### [Written instruction]
A precise retyping is required of every line from the one containing "Convert this chart to Apache ECharts code." down to the one containing "const xName = 'aika';", both included, and of no other line.

### [Exercise inputs]
::::::::::

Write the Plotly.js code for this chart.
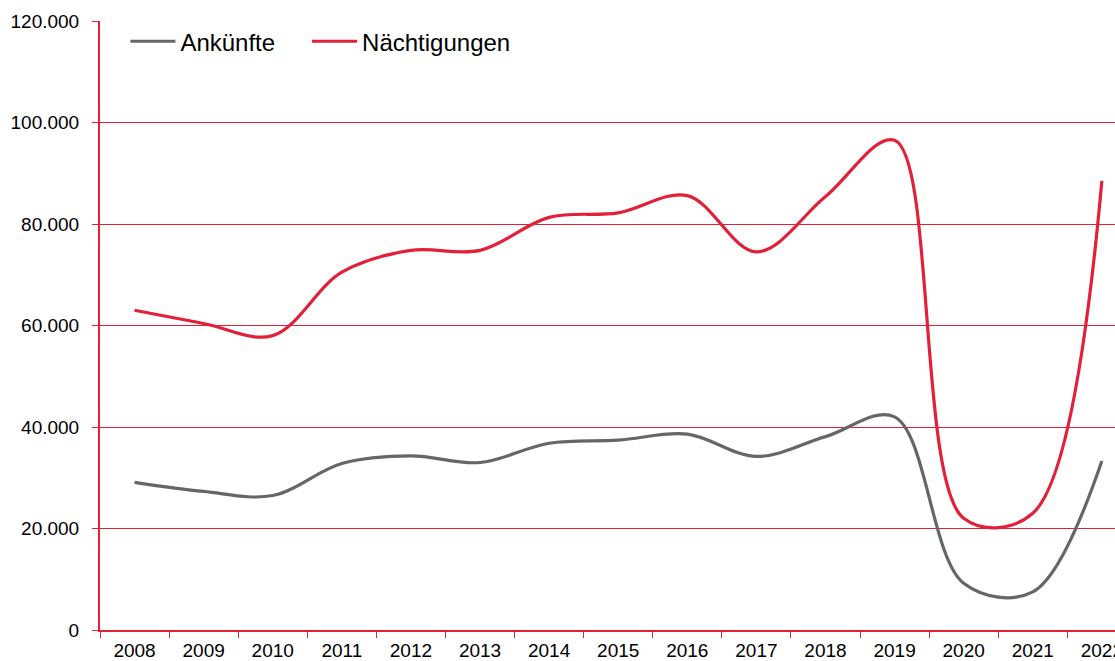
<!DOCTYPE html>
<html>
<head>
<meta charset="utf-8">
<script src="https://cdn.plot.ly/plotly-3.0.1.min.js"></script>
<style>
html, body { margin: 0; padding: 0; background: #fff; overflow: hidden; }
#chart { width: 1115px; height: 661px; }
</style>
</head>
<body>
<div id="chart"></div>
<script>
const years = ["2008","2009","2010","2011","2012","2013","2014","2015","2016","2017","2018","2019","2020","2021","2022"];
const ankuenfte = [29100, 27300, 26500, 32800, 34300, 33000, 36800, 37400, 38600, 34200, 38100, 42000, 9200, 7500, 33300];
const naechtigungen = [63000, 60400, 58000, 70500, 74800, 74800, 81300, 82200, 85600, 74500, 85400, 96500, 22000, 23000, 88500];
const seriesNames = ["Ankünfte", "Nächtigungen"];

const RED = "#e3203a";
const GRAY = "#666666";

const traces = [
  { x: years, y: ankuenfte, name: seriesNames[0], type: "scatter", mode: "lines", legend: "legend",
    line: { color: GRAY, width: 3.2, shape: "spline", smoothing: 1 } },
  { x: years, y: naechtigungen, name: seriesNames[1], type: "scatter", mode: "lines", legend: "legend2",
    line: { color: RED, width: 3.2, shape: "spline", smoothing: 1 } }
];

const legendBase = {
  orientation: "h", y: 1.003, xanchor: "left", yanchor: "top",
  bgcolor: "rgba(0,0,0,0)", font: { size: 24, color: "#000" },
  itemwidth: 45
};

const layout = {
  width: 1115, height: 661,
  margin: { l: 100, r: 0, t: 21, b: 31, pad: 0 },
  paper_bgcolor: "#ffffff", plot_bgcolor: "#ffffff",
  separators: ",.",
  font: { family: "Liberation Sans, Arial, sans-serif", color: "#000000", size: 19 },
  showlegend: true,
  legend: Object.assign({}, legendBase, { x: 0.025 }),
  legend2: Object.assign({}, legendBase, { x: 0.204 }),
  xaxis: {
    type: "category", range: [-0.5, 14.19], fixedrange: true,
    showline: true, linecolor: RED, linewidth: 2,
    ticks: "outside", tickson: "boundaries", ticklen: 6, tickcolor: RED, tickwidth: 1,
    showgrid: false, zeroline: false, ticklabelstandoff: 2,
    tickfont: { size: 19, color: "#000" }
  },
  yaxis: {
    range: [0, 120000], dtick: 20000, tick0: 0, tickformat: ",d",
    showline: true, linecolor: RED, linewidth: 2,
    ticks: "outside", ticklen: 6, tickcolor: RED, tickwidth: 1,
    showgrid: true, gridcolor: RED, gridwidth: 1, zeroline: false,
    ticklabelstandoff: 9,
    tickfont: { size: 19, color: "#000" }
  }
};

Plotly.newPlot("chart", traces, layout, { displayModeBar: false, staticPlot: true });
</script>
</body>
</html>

::::::::::

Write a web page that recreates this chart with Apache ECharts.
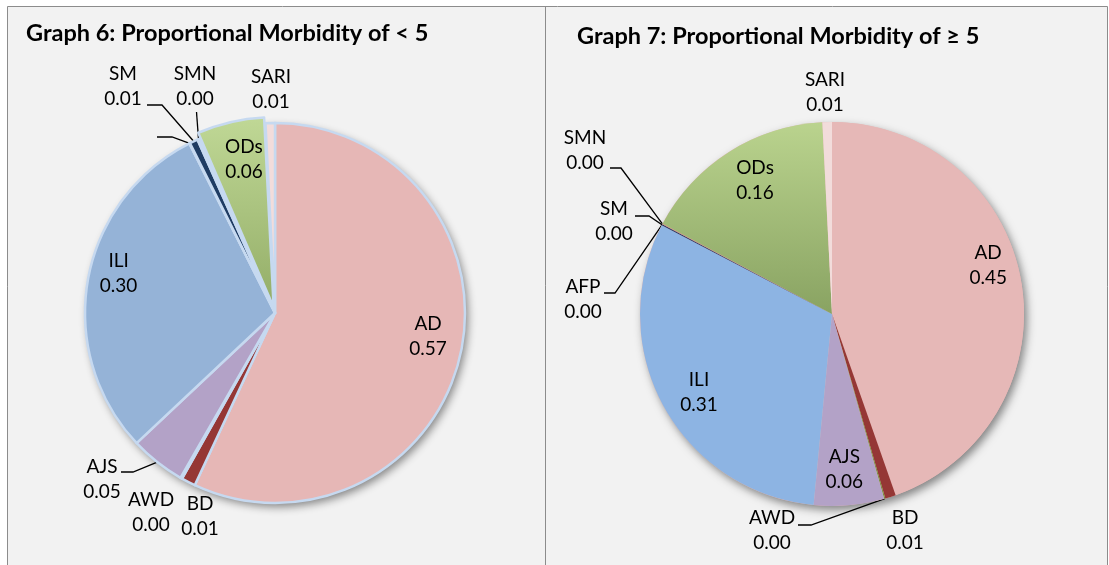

::::::::::

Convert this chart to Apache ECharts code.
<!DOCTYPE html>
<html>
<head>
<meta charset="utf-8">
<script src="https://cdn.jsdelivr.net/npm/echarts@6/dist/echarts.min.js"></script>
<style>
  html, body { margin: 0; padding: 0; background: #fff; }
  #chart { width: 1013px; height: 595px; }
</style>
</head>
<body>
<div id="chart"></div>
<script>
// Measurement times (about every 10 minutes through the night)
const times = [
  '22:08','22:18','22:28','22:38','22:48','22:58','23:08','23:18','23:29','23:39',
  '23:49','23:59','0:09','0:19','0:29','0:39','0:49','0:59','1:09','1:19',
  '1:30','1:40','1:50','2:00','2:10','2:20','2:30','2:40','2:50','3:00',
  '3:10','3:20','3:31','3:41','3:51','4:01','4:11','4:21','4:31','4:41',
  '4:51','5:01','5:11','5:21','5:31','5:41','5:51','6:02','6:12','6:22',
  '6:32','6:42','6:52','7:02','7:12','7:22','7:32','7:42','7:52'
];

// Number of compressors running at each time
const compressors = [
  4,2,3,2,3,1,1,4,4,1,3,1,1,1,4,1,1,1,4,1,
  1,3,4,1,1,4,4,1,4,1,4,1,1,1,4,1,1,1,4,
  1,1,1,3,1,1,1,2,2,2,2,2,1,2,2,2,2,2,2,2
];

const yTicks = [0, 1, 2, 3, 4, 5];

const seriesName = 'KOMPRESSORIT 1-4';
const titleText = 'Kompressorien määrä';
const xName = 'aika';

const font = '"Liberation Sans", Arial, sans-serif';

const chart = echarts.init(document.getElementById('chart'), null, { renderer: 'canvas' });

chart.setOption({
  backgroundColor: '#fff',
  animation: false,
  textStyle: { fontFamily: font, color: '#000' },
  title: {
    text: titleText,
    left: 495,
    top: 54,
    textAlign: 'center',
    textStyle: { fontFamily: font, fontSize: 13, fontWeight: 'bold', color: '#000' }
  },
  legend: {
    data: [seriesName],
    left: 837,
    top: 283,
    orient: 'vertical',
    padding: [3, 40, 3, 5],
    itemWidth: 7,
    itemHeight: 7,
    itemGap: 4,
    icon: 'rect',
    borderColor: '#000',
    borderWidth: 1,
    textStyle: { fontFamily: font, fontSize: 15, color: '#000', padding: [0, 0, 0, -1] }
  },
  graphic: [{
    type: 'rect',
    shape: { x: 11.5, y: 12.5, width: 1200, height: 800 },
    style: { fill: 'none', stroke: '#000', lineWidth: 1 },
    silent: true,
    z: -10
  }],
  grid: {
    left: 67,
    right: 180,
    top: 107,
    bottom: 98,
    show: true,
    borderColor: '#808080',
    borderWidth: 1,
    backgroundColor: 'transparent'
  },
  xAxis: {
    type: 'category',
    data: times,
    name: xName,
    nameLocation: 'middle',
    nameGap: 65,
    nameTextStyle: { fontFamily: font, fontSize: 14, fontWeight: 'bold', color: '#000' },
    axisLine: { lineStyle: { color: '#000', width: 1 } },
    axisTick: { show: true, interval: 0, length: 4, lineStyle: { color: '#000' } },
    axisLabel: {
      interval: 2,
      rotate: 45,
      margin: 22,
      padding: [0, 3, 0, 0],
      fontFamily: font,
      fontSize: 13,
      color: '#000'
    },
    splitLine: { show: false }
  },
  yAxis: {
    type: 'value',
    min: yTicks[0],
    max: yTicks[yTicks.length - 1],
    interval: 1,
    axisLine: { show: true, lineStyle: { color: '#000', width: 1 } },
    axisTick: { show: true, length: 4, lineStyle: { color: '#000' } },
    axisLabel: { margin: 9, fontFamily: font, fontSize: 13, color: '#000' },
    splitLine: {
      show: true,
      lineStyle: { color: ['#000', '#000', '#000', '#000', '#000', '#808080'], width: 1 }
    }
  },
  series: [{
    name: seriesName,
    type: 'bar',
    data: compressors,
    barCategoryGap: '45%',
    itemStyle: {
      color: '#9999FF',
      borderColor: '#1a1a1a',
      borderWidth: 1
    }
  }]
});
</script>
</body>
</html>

::::::::::

### [Solution below]
Convert this chart to Apache ECharts code.
<!DOCTYPE html>
<html>
<head>
<meta charset="utf-8">
<script src="https://cdn.jsdelivr.net/npm/echarts@6/dist/echarts.min.js"></script>
<style>
  html, body { margin: 0; padding: 0; background: #fff; }
  #chart { width: 1013px; height: 595px; }
</style>
</head>
<body>
<div id="chart"></div>
<script>
// Measurement times (about every 10 minutes through the night)
const times = [
  '22:08','22:18','22:28','22:38','22:48','22:58','23:08','23:18','23:29','23:39',
  '23:49','23:59','0:09','0:19','0:29','0:39','0:49','0:59','1:09','1:19',
  '1:30','1:40','1:50','2:00','2:10','2:20','2:30','2:40','2:50','3:00',
  '3:10','3:20','3:31','3:41','3:51','4:01','4:11','4:21','4:31','4:41',
  '4:51','5:01','5:11','5:21','5:31','5:41','5:51','6:02','6:12','6:22',
  '6:32','6:42','6:52','7:02','7:12','7:22','7:32','7:42','7:52'
];

// Number of compressors running at each time
const compressors = [
  4,2,3,2,3,1,1,4,4,1,3,1,1,1,4,1,1,1,4,1,
  1,3,4,1,1,4,4,1,4,1,4,1,1,1,4,1,1,1,4,
  1,1,1,3,1,1,1,2,2,2,2,2,1,2,2,2,2,2,2,2
];

const yTicks = [0, 1, 2, 3, 4, 5];

const seriesName = 'KOMPRESSORIT 1-4';
const titleText = 'Kompressorien määrä';
const xName = 'aika';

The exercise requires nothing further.